Joseph Lee, a businessman who was also at the exhibit, agreed, saying many aspects of China’s culture remained foreign to ordinary Taiwanese.

“We’ve seen more of the culture of Japan, South Korea, Singapore, the United States or Canada than we have of mainland China.”

That is changing. Banners on the main boulevards of Taipei that once were more likely to promote Western or Japanese performers now advertise coming performances by the Shanghai Symphony Orchestra or a Kunqu opera troupe.

Even a singer from the People’s Liberation Army has given a concert here.

These events are not happening without controversy or criticism, especially from Taiwan’s main opposition party and others who suspect that China’s overtures, even cultural exchanges, may all be aimed at eventually bringing the island under its rule.

However, Chen Huei-ying, director-general of the cultural and education affairs department of the Mainland Affairs Council, the Taiwan government body in charge of policies toward China, sees benefits.

“Cultural exchanges are helpful to peaceful development of cross-strait relations,” he said.

“They increase understanding and appreciation for each other and especially feelings people on each side have for one another.”

They are also allowing mainland Chinese visitors to see how their culture evolved on Taiwan, shielded from the Communist campaigns against many traditional practices.

Some folk customs — such as the worship of Mazu, the sea goddess — thrive here in ways they no longer do on the mainland.
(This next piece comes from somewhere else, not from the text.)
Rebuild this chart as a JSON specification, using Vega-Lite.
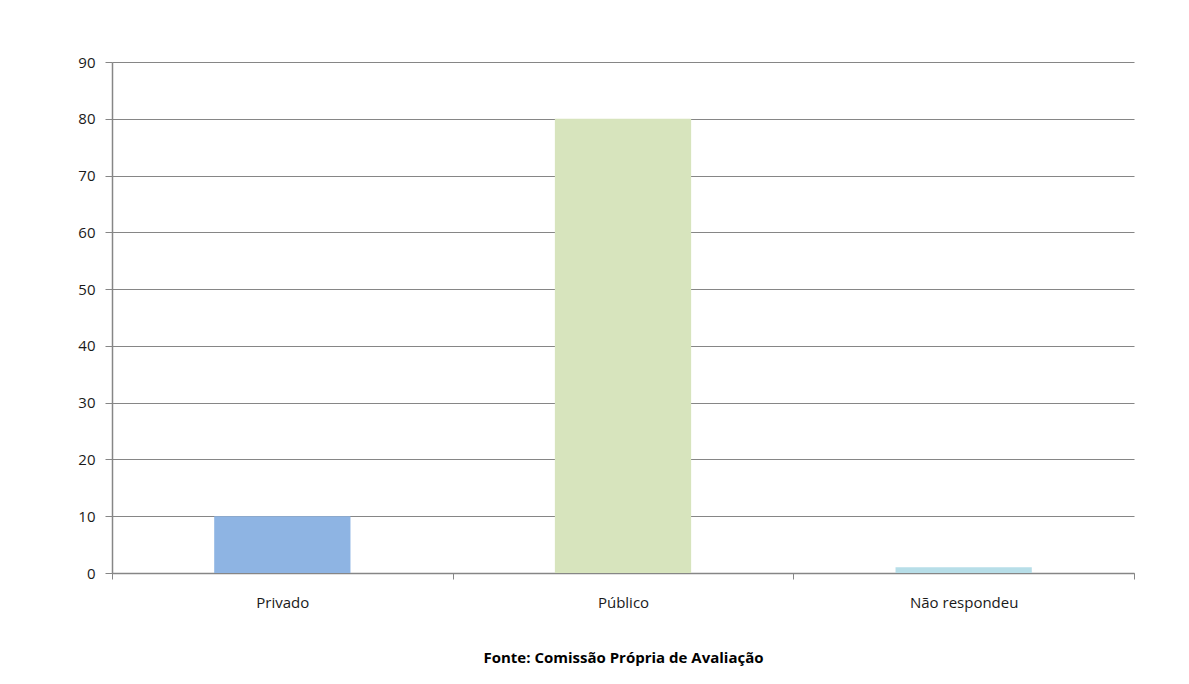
{
  "$schema": "https://vega.github.io/schema/vega-lite/v6.json",
  "autosize": "none",
  "width": 1022,
  "height": 511,
  "padding": {"left": 112, "top": 62, "right": 55, "bottom": 111},
  "background": "white",
  "data": {
    "values": [
      {"categoria": "Privado", "valor": 10},
      {"categoria": "Público", "valor": 80},
      {"categoria": "Não respondeu", "valor": 1}
    ]
  },
  "mark": {"type": "bar", "width": {"band": 0.4}},
  "encoding": {
    "x": {
      "field": "categoria",
      "type": "nominal",
      "sort": null,
      "scale": {"paddingInner": 0, "paddingOuter": 0},
      "axis": {
        "title": "Fonte: Comissão Própria de Avaliação",
        "titleFont": "Open Sans",
        "titleFontSize": 15,
        "titleFontWeight": "bold",
        "titleColor": "#000000",
        "titlePadding": 40,
        "labelAngle": 0,
        "labelFont": "Open Sans",
        "labelFontSize": 15,
        "labelColor": "#1a1a1a",
        "labelPadding": 16,
        "tickBand": "extent",
        "tickSize": 6,
        "tickColor": "#868686",
        "domainColor": "#868686",
        "domainWidth": 1.5,
        "grid": false
      }
    },
    "y": {
      "field": "valor",
      "type": "quantitative",
      "scale": {"domain": [0, 90], "nice": false},
      "axis": {
        "title": null,
        "values": [0, 10, 20, 30, 40, 50, 60, 70, 80, 90],
        "labelFont": "Open Sans",
        "labelFontSize": 15,
        "labelColor": "#1a1a1a",
        "labelPadding": 10,
        "tickSize": 7,
        "tickColor": "#868686",
        "domainColor": "#868686",
        "domainWidth": 1.5,
        "gridColor": "#868686",
        "gridWidth": 1.2
      }
    },
    "color": {
      "field": "categoria",
      "type": "nominal",
      "scale": {
        "domain": ["Privado", "Público", "Não respondeu"],
        "range": ["#8EB4E3", "#D7E4BD", "#B7DEE8"]
      },
      "legend": null
    }
  },
  "config": {"view": {"stroke": null}}
}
Chinese temples are seeking help from their Taiwanese counterparts on how to revive Mazu festivals.

In the case of yayue, the classical court music, the exchanges are generating lively discussion, if not always agreement.

The yayue performance presented in Beijing last autumn was the culmination of 15 years of research by Chou Chun-yi, head of the Yayue Ensemble at Nanhua University here in Dalin.

Such was the influence of imperial China over its neighbors that variants of its musical forms and instruments had made their way into the courts of Korea, Japan and Vietnam. Mr. Chou traveled to those countries in search of clues to what instruments should be played and how, what the music should sound like and what the accompanying dance steps might have been. But he also made numerous trips to the Chinese mainland, where he studied ancient instruments unearthed from tombs and had replicas made.

“A people cannot be without its history,” said Mr. Chou. “Japan and South Korea can perform something from 1,000 years ago. Why can’t we?”

The mainland’s state-run China Central Television broadcast a special program about the concert and interviewed Mr. Chou. He maintains that this was the first time many Chinese had heard this music of their own ancestors.

Peng Qingtao, director of the materials research committee of the Cultural Relics Bureau of Qufu, the hometown of Confucius, acknowledges that much of what passes for ancient music in China today may not be genuine. But he wondered how authentic even Mr. Chou’s painstakingly researched renditions could be.

“There are no recordings of the music,” Mr. Peng said. “Even the musical scores were notated under a different system than the one we use now. So it’s impossible for any interpretation to be completely authentic.”

He said China also has much to offer Taiwan in terms of traditional culture.

“We’ve held ceremonies to honor Confucius here for 2,000 years, without interruption until 1949, so it’s not correct to say that all Chinese culture disappeared from China,” Mr. Peng said, referring to the year that Mao Zedong founded the People’s Republic of China.

“We still have documents that show exactly where the musicians stood, and the notices sent out before the ceremonies where yayue was played,” Mr. Peng said.

“These were not all destroyed in the Cultural Revolution,” he said, referring to the 1966-76 political campaign, when Red Guards defaced the tombs of Confucius and his descendents.

Meanwhile, the two sides are sharing their respective understandings of yayue. Partly because of the Beijing performance, the China Conservatory plans to set up its own yayue research center later this year and has invited Mr. Chou to help.

“Yayue is really worth studying and reviving. It’s one of the treasures of our ancient culture,” said Mr. Xie, the conservatory director. “These exchanges are good. They will deepen our understanding of Chinese traditional culture.”